4. What do respondents mean when they indicate to be "citizens of the world"? Using probing questions to elucidate international differences in cosmopolitanism

Professor Michael Braun (GESIS)
Dr

Measurement of cosmopolitan attitudes has proved to be challenging. A direct measure targeting the identification of respondents ("identity measure") has sometimes been found to be inferior to a composite measure where the stances of respondents towards a broad array of pertinent attitudes are taken into consideration. To explain unexpected findings, a mixed methods approach has been suggested to find out what lies behind this global identity, that is, what people have in mind when indicating to be "citizens of the world" (e.g. Pichler 2012). To the best of our knowledge, qualitative evidence for such an item has not yet been collected.
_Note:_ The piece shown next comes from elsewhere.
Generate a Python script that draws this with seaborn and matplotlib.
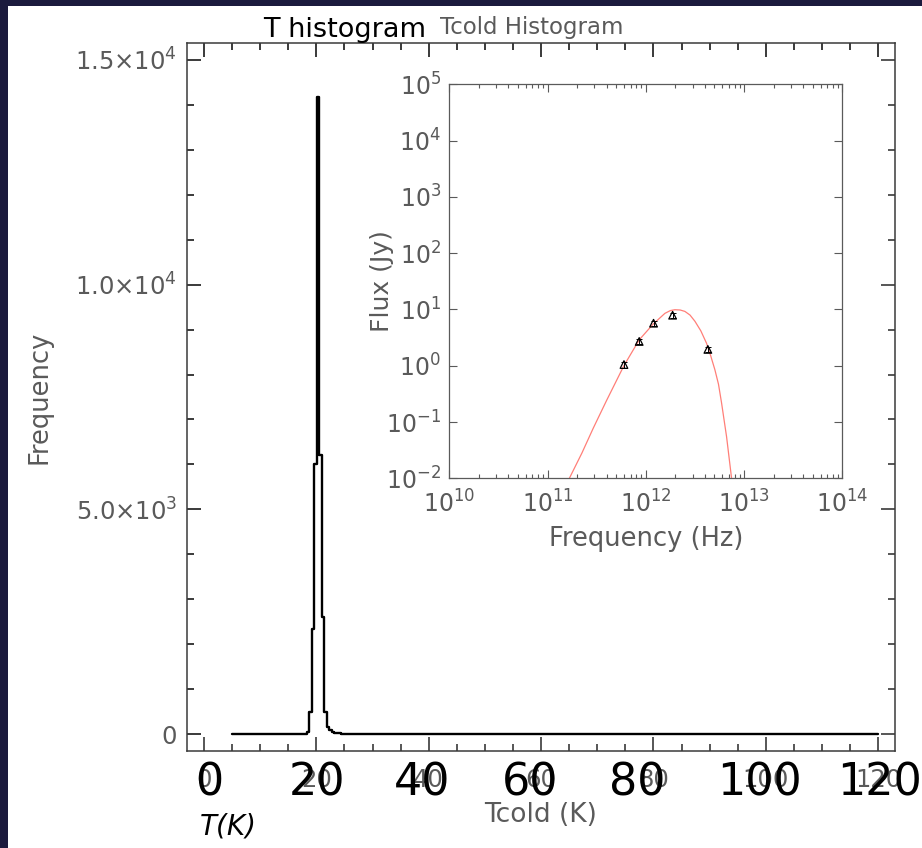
import matplotlib
matplotlib.use("Agg")
import matplotlib.pyplot as plt
import matplotlib.transforms as mtransforms
import numpy as np
import pandas as pd
import seaborn as sns
from matplotlib.patches import Rectangle
from matplotlib.ticker import FixedLocator, FixedFormatter, NullLocator, LogLocator, NullFormatter

# ---------------- data ----------------
# Tcold histogram (bin edges in K, counts per bin)
bin_edges = [5.0, 18.25, 18.7, 19.15, 19.6, 20.05, 20.5, 20.95, 21.4, 21.85,
             22.3, 22.75, 23.2, 23.7, 24.3, 25.0, 26.0, 28.0, 31.0, 120.0]
bin_counts = [0, 40, 480, 2330, 6000, 14180, 6200, 2600, 480, 150,
              80, 45, 25, 15, 8, 4, 2, 1, 0]

main_xticks = [0, 20, 40, 60, 80, 100, 120]
main_xticklabels = ["0", "20", "40", "60", "80", "100", "120"]
main_yticks = [0, 5000, 10000, 15000]
main_yticklabels = ["0", r"$5.0{\times}10^{3}$", r"$1.0{\times}10^{4}$", r"$1.5{\times}10^{4}$"]
big_labels = ["0", "20", "40", "60", "80", "100", "120"]

# SED inset
sed_freq = [5.996e11, 8.565e11, 1.199e12, 1.874e12, 4.283e12]
sed_flux = [1.05, 2.7, 5.7, 7.9, 1.95]
sed_err = [0.12, 0.3, 0.65, 0.9, 0.22]

fit_logfreq = [11.222, 11.35, 11.465, 11.6, 11.777, 11.933, 12.075, 12.194, 12.25,
               12.296, 12.35, 12.398, 12.45, 12.5, 12.56, 12.618, 12.66, 12.703,
               12.74, 12.771, 12.822, 12.873]
fit_logflux = [-2.0, -1.55, -1.11, -0.62, 0.0, 0.46, 0.74, 0.93, 0.98,
               0.995, 0.99, 0.965, 0.90, 0.79, 0.62, 0.40, 0.18, -0.07,
               -0.33, -0.66, -1.26, -2.0]

inset_xticks = [1e10, 1e11, 1e12, 1e13, 1e14]
inset_xticklabels = [r"$10^{10}$", r"$10^{11}$", r"$10^{12}$", r"$10^{13}$", r"$10^{14}$"]
inset_yticks = [1e-2, 1e-1, 1e0, 1e1, 1e2, 1e3, 1e4, 1e5]
inset_yticklabels = [r"$10^{-2}$", r"$10^{-1}$", r"$10^{0}$", r"$10^{1}$",
                     r"$10^{2}$", r"$10^{3}$", r"$10^{4}$", r"$10^{5}$"]

# ---------------- style ----------------
sns.set_theme(style="white")
plt.rcParams["font.family"] = ["DejaVu Sans"]
plt.rcParams["mathtext.default"] = "regular"

W, H = 922, 848
fig = plt.figure(figsize=(W / 100, H / 100), dpi=100)
fig.patch.set_facecolor("#1b1a3d")
fig.add_artist(Rectangle((8 / W, 0), 1 - 8 / W, 1 - 6 / H, transform=fig.transFigure,
                         facecolor="white", edgecolor="none", zorder=-5))

gray = "#5a5a5a"
spine_c = "#3a3a3a"
minor_x = np.arange(0, 121, 5)
minor_y = np.arange(0, 15001, 1000)

# ---------------- main histogram ----------------
ax = fig.add_axes([187 / W, 1 - 751 / H, 708 / W, 708 / H])
ax.set_facecolor("white")
edges = np.array(bin_edges)
centers = (edges[:-1] + edges[1:]) / 2
hist_df = pd.DataFrame({"T": centers, "n": bin_counts})
sns.histplot(data=hist_df, x="T", weights="n", bins=bin_edges, element="step",
             fill=False, color="black", linewidth=1.7, ax=ax)
ax.set_xlim(-3.03, 123.0)
ax.set_ylim(-378, 15378)
ax.xaxis.set_major_locator(FixedLocator(main_xticks))
ax.yaxis.set_major_locator(FixedLocator(main_yticks))
ax.xaxis.set_minor_locator(FixedLocator(minor_x))
ax.yaxis.set_minor_locator(FixedLocator(minor_y))
for s in ax.spines.values():
    s.set_visible(True)
    s.set_color(spine_c)
    s.set_linewidth(1.1)
ax.xaxis.set_major_formatter(FixedFormatter(main_xticklabels))
ax.yaxis.set_major_formatter(FixedFormatter(main_yticklabels))
ax.tick_params(which="both", direction="in", top=True, right=True, bottom=True, left=True,
               labeltop=False, labelright=False,
               color=spine_c, labelcolor=gray, labelsize=17.5, width=1.2)
ax.tick_params(which="major", length=10)
ax.tick_params(which="minor", length=5)
ax.tick_params(axis="x", pad=12)
ax.tick_params(axis="y", pad=7)

# explicit top / left tick rows at the axis tick positions
tr_top = mtransforms.blended_transform_factory(ax.transData, ax.transAxes)
tr_left = mtransforms.blended_transform_factory(ax.transAxes, ax.transData)
maj_len_x, min_len_x = 14 / 708, 7 / 708
for xv in minor_x:
    L = maj_len_x if xv in main_xticks else min_len_x
    ax.vlines(xv, 1 - L, 1, transform=tr_top, colors=spine_c, linewidth=1.2,
              clip_on=False, zorder=20)
for yv in minor_y:
    L = maj_len_x if yv in main_yticks else min_len_x
    ax.hlines(yv, 0, L, transform=tr_left, colors=spine_c, linewidth=1.2,
              clip_on=False, zorder=20)

ax.set_xlabel("Tcold (K)", fontsize=19, color=gray)
ax.xaxis.set_label_coords(0.5, -0.072)
ax.set_ylabel("Frequency", fontsize=18.5, color=gray)
ax.yaxis.set_label_coords(-0.19, 0.5)

# large overlaid axis numbers
big_x = [0.9, 20.2, 38.9, 58.0, 77.1, 98.9, 120.2]
for xv, lab in zip(big_x, big_labels):
    ax.text(xv, (751 - 795) / 708, lab, transform=tr_top, ha="center", va="baseline",
            fontsize=32, color="black", clip_on=False, zorder=10)

fig.text(200 / W, 1 - 834 / H, "T(K)", fontsize=20, style="italic",
         color="black", ha="left", va="baseline")
fig.text(345 / W, 1 - 37 / H, "T histogram", fontsize=19.5, color="black",
         ha="center", va="baseline")
fig.text(440 / W, 1 - 34 / H, "Tcold Histogram", fontsize=16.5, color=gray,
         ha="left", va="baseline")

# ---------------- inset SED ----------------
ax2 = fig.add_axes([449.3 / W, 1 - 478.3 / H, 393 / W, 394 / H])
ax2.set_facecolor("white")
ax2.set_xscale("log")
ax2.set_yscale("log")
fit_df = pd.DataFrame({"f": np.power(10.0, fit_logfreq), "S": np.power(10.0, fit_logflux)})
sns.lineplot(data=fit_df, x="f", y="S", color="#ff7f78", linewidth=0.9,
             estimator=None, sort=False, ax=ax2)
ax2.errorbar(sed_freq, sed_flux, yerr=sed_err, fmt="none", ecolor="black",
             elinewidth=0.7, capsize=2.5, capthick=0.7, zorder=3)
sns.scatterplot(x=sed_freq, y=sed_flux, marker="^", s=30, color="none",
                edgecolor="black", linewidth=0.9, ax=ax2, zorder=4)
ax2.set_xlim(1e10, 1e14)
ax2.set_ylim(1e-2, 1e5)

ax2.xaxis.set_major_locator(FixedLocator(inset_xticks))
ax2.xaxis.set_major_formatter(FixedFormatter(inset_xticklabels))
ax2.xaxis.set_minor_locator(LogLocator(base=10, subs=np.arange(2, 10), numticks=20))
ax2.xaxis.set_minor_formatter(NullFormatter())
ax2.yaxis.set_major_locator(FixedLocator(inset_yticks))
ax2.yaxis.set_major_formatter(FixedFormatter(inset_yticklabels))
ax2.yaxis.set_minor_locator(NullLocator())

for s in ax2.spines.values():
    s.set_visible(True)
    s.set_color(gray)
    s.set_linewidth(0.9)
ax2.tick_params(which="both", direction="in", top=True, right=True, bottom=True, left=True,
                labeltop=False, labelright=False,
                color=gray, labelcolor=gray, labelsize=17, width=0.8)
ax2.tick_params(which="major", length=6)
ax2.tick_params(which="minor", length=3)
ax2.tick_params(axis="x", pad=9)
ax2.tick_params(axis="y", pad=6)
ax2.set_xlabel("Frequency (Hz)", fontsize=18.5, color=gray)
ax2.xaxis.set_label_coords(0.5, -0.122)
ax2.set_ylabel("Flux (Jy)", fontsize=18, color=gray)
ax2.yaxis.set_label_coords(-0.14, 0.5)

fig.savefig("out.png", dpi=100, facecolor=fig.get_facecolor())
We report results from a probing study where the closed question of the Eurobarometer ("... to what extent do you personally feel you are ... a citizen of the world") was followed by a category-selection probe ("Please tell us why you feel [to a great extent / somewhat / not really / not at all] that you are a citizen of the world"). The data come from Web surveys conducted in Canada (English speaking, only), Denmark, Germany, Hungary, Spain, and the U.S. in 2011. Respondents were drawn from nonprobability online panels. Any generalizations to the entire populations, therefore, have to be treated with extreme caution. However, we use an acceptable replication of the country patterns found in the Eurobarometer data (for the European countries, only) as a precondition for using the Web survey to shed light on the Eurobarometer data.